By DAVID BROOKS
Some weeks nothing happens; some weeks change history. The week of March 24, 2003, was one of those pivotal weeks. U.S. troops had just begun the ground invasion of Iraq. They were charging north, but hadn't reached Baghdad. The Fedayeen had begun to launch suicide attacks and were putting up serious resistance in Nasiriya.
Everybody denigrates pundits and armchair generals, but immediately the smartest of them recognized that something unexpected was happening: the U.S. was not in the midst of a conventional war, but was in the first days of a guerrilla war.
Michael Kelly, embedded with the Third Infantry Division, wrote a column describing how Fedayeen guerrillas had taken control of towns like Najaf. Kelly predicted the war would be long and tough. David Ignatius in The Washington Post wrote that it was "time to shelve the rosy scenarios" for the war and face the fact that the U.S. was confronting a difficult battle against resistance fighters.
Gen. Tommy Franks was slighting the insurgents as a mere speed bump, but the terrorism expert Rachel Ehrenfeld estimated there were at least 30,000 insurgents "and they are dangerous." Gary Anderson, a retired Marine colonel, suggested the chief threat would not be Saddam's Republican Guard, but a drawn-out guerrilla war against the "occupation."

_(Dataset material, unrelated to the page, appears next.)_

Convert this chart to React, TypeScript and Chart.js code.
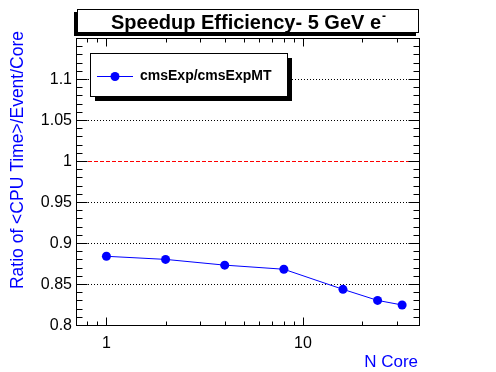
import React, { useEffect, useRef } from "react";
import { Chart, registerables } from "chart.js";

Chart.register(...registerables);

const nCores = [1, 2, 4, 8, 16, 24, 32];
const ratios = [0.8838, 0.880, 0.873, 0.868, 0.8435, 0.830, 0.8244];
const yMajorTicks = [0.8, 0.85, 0.9, 0.95, 1, 1.05, 1.1];
const yTickLabels = ["0.8", "0.85", "0.9", "0.95", "1", "1.05", "1.1"];
const yDottedGrid = [0.85, 0.9, 0.95, 1.05, 1.1];
const yRefLine = 1;
const xMajorTicks = [1, 10];
const xTickLabels = ["1", "10"];
const xMinorTicks = [0.8, 0.9, 2, 3, 4, 5, 6, 7, 8, 9, 20, 30];
const titleText = "Speedup Efficiency- 5 GeV e";
const titleSup = "-";
const legendLabel = "cmsExp/cmsExpMT";
const xTitle = "N Core";
const yTitle = "Ratio of <CPU Time>/Event/Core";

const FONT = "'Liberation Sans', Arial, Helvetica, sans-serif";

const rootPlugin = {
  id: "rootStyle",
  beforeDatasetsDraw(chart: any) {
    const { ctx, chartArea: a, scales } = chart;
    const y = scales.y;
    ctx.save();
    ctx.lineWidth = 1;
    ctx.strokeStyle = "#000";
    ctx.setLineDash([1, 2]);
    yDottedGrid.forEach((v) => {
      const py = Math.round(y.getPixelForValue(v)) + 0.5;
      ctx.beginPath();
      ctx.moveTo(a.left, py);
      ctx.lineTo(a.right, py);
      ctx.stroke();
    });
    ctx.strokeStyle = "#ff0000";
    ctx.setLineDash([4, 2]);
    const pr = Math.round(y.getPixelForValue(yRefLine)) + 0.5;
    ctx.beginPath();
    ctx.moveTo(a.left, pr);
    ctx.lineTo(a.right, pr);
    ctx.stroke();
    ctx.restore();
  },
  afterDraw(chart: any) {
    const { ctx, chartArea: a, scales } = chart;
    const x = scales.x;
    const y = scales.y;
    ctx.save();
    ctx.setLineDash([]);
    ctx.strokeStyle = "#000";
    ctx.lineWidth = 1;
    ctx.strokeRect(Math.round(a.left) + 0.5, Math.round(a.top) + 0.5, Math.round(a.right - a.left), Math.round(a.bottom - a.top));

    const L = Math.round(a.left) + 0.5;
    const R = Math.round(a.right) + 0.5;
    const T = Math.round(a.top) + 0.5;
    const B = Math.round(a.bottom) + 0.5;
    ctx.beginPath();
    const yMin = y.min, yMax = y.max;
    for (let i = 0; ; i++) {
      const v = +(yMin + i * 0.01).toFixed(4);
      if (v > yMax + 1e-9) break;
      const isMajor = Math.abs(v / 0.05 - Math.round(v / 0.05)) < 1e-6;
      const len = isMajor ? 11 : 6;
      const py = Math.round(y.getPixelForValue(v)) + 0.5;
      ctx.moveTo(L, py); ctx.lineTo(L + len, py);
      ctx.moveTo(R, py); ctx.lineTo(R - len, py);
    }
    xMajorTicks.forEach((v) => {
      const px = Math.round(x.getPixelForValue(v)) + 0.5;
      ctx.moveTo(px, B); ctx.lineTo(px, B - 8);
      ctx.moveTo(px, T); ctx.lineTo(px, T + 8);
    });
    xMinorTicks.forEach((v) => {
      const px = Math.round(x.getPixelForValue(v)) + 0.5;
      ctx.moveTo(px, B); ctx.lineTo(px, B - 4);
      ctx.moveTo(px, T); ctx.lineTo(px, T + 4);
    });
    ctx.stroke();

    ctx.fillStyle = "#000";
    ctx.font = `16px ${FONT}`;
    ctx.textAlign = "right";
    ctx.textBaseline = "middle";
    yMajorTicks.forEach((v, i) => {
      ctx.fillText(yTickLabels[i], a.left - 4, y.getPixelForValue(v) + 1);
    });
    ctx.textAlign = "center";
    xMajorTicks.forEach((v, i) => {
      ctx.fillText(xTickLabels[i], x.getPixelForValue(v), 344);
    });

    ctx.fillStyle = "#0000ff";
    ctx.font = `17px ${FONT}`;
    ctx.textAlign = "right";
    ctx.textBaseline = "middle";
    ctx.fillText(xTitle, 418, 362);
    ctx.save();
    ctx.font = `17.5px ${FONT}`;
    ctx.translate(18, 31);
    ctx.rotate(-Math.PI / 2);
    ctx.textAlign = "right";
    ctx.fillText(yTitle, 0, 0);
    ctx.restore();

    ctx.fillStyle = "#000";
    ctx.fillRect(74, 12, 342, 24);
    ctx.fillStyle = "#fff";
    ctx.fillRect(77, 9, 342, 24);
    ctx.strokeStyle = "#000";
    ctx.strokeRect(77.5, 9.5, 341, 23);
    ctx.fillStyle = "#000";
    ctx.font = `bold 20px ${FONT}`;
    ctx.textAlign = "left";
    ctx.textBaseline = "alphabetic";
    const tw = ctx.measureText(titleText).width;
    const sw = ctx.measureText(titleSup).width * 0.6;
    const tx = 248 - (tw + sw) / 2;
    ctx.fillText(titleText, tx, 29);
    ctx.font = `bold 12px ${FONT}`;
    ctx.fillText(titleSup, tx + tw + 1, 20);

    ctx.fillStyle = "#000";
    ctx.fillRect(95, 58, 197, 43);
    ctx.fillStyle = "#fff";
    ctx.fillRect(90, 53, 197, 43);
    ctx.strokeRect(90.5, 53.5, 197, 43);
    ctx.strokeStyle = "#0000ff";
    ctx.lineWidth = 1;
    ctx.beginPath();
    ctx.moveTo(97, 76.5);
    ctx.lineTo(133, 76.5);
    ctx.stroke();
    ctx.fillStyle = "#0000ff";
    ctx.beginPath();
    ctx.arc(115, 76.5, 4.5, 0, Math.PI * 2);
    ctx.fill();
    ctx.fillStyle = "#000";
    ctx.font = `bold 14px ${FONT}`;
    ctx.textBaseline = "middle";
    ctx.textAlign = "left";
    ctx.fillText(legendLabel, 140, 76);
    ctx.restore();
  },
};

export default function App() {
  const ref = useRef<HTMLCanvasElement | null>(null);
  useEffect(() => {
    if (!ref.current) return;
    const chart = new Chart(ref.current, {
      type: "line",
      data: {
        datasets: [
          {
            label: legendLabel,
            data: nCores.map((c, i) => ({ x: c, y: ratios[i] })),
            borderColor: "#0000ff",
            backgroundColor: "#0000ff",
            borderWidth: 1,
            pointRadius: 4.5,
            pointBorderWidth: 0,
            pointHoverRadius: 4.5,
            tension: 0,
            fill: false,
          },
        ],
      },
      options: {
        animation: false,
        responsive: false,
        maintainAspectRatio: false,
        events: [],
        layout: { padding: { left: 76, right: 77, top: 38, bottom: 47 } },
        plugins: { legend: { display: false }, tooltip: { enabled: false }, title: { display: false } },
        scales: {
          x: { type: "logarithmic", min: 0.7, max: 39, display: false },
          y: { type: "linear", min: 0.8, max: 1.15, display: false },
        },
      },
      plugins: [rootPlugin],
    });
    return () => chart.destroy();
  }, []);
  return (
    <div style={{ position: "fixed", left: 0, top: 0, width: 496, height: 372, background: "#fff" }}>
      <canvas ref={ref} width={496} height={372} style={{ width: 496, height: 372, display: "block" }} />
    </div>
  );
}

Some of the most prescient pieces came from the Islamic world. In Pakistan, a retired politician named Shafqat Mahmood wrote: "This is becoming a kind of war where holding territory or even cities is meaningless.... Saddam Fedayeen and all manner of Republican guards and security forces will take off their uniforms and vanish among the people. They will regroup and continue the fight. We are heading towards a guerrilla war."
All of this, and a great pile of similar commentary, was written in the first few days of the ground war.
In TV studios and on op-ed pages, the debate shifted that week. If the U.S. was confronting an insurgency, more boots on the ground would be needed. Ralph Peters, a retired officer, wrote stinging op-eds in The New York Post and elsewhere savaging Donald Rumsfeld for not understanding that you can't prevent sabotage or ethnic cleansing without a large troop presence. The Weekly Standard, which had been bashing Rumsfeld for years for shrinking the Army, echoed Peters's argument on its Web page. Retired officers poured into TV studios, calling for more troops.
Not everybody looks prescient in hindsight. The brilliant historian John Keegan doubted that there would be an insurgency. But when you look at the commentary — at least during that week — you are struck by how smart a lot of it was, and how the commentariat responded sensibly to facts on the ground.
The debate inside the administration was different. We now know a lot about events inside the Pentagon in that crucial week, thanks to "Cobra II," the definitive account of the war by The Times's Michael R. Gordon and Lt. Gen. Bernard E. Trainor.
The officers on the front lines saw the same thing the smart pundits saw, and in more detail. But Rumsfeld and Franks stifled the free exchange of ideas, and shut out the National Security Council. They dismissed concerns about the insurgents and threatened to fire the one general, William Wallace, who dared to state the obvious in public. The military brass followed the war in real time on computer screens. As long as the blue icons representing U.S. troops were heading north to Baghdad, the U.S. was deemed to be winning. The technology seemed to provide real-time information, but it was completely misleading.
The week of March 24 is vital because if Rumsfeld had made adjustments to the new circumstances then, much of the subsequent horror could have been averted.
But it is also a reminder of the reality one sees again and again: Debate inside any administration is less sophisticated and realistic than the debate among experts outside. The people inside have access to a bit more information. But they are more likely to self-censor for fear of endangering their careers. Debate inside is much more likely to be warped by the egotism, insecurity, power lust and distracting busyness of people at the top.
That's true in general, and it's true in spades in Donald Rumsfeld's Pentagon. "Cobra II" makes Rumsfeld and Franks each seem like Barry Bonds: a formerly intimidating figure who now just seems pathetic. Those two were contemptuous of the armchair generals and the TV kibitzers. But at the crucial moment in their lives, they got things wrong, and the pundits often got things right.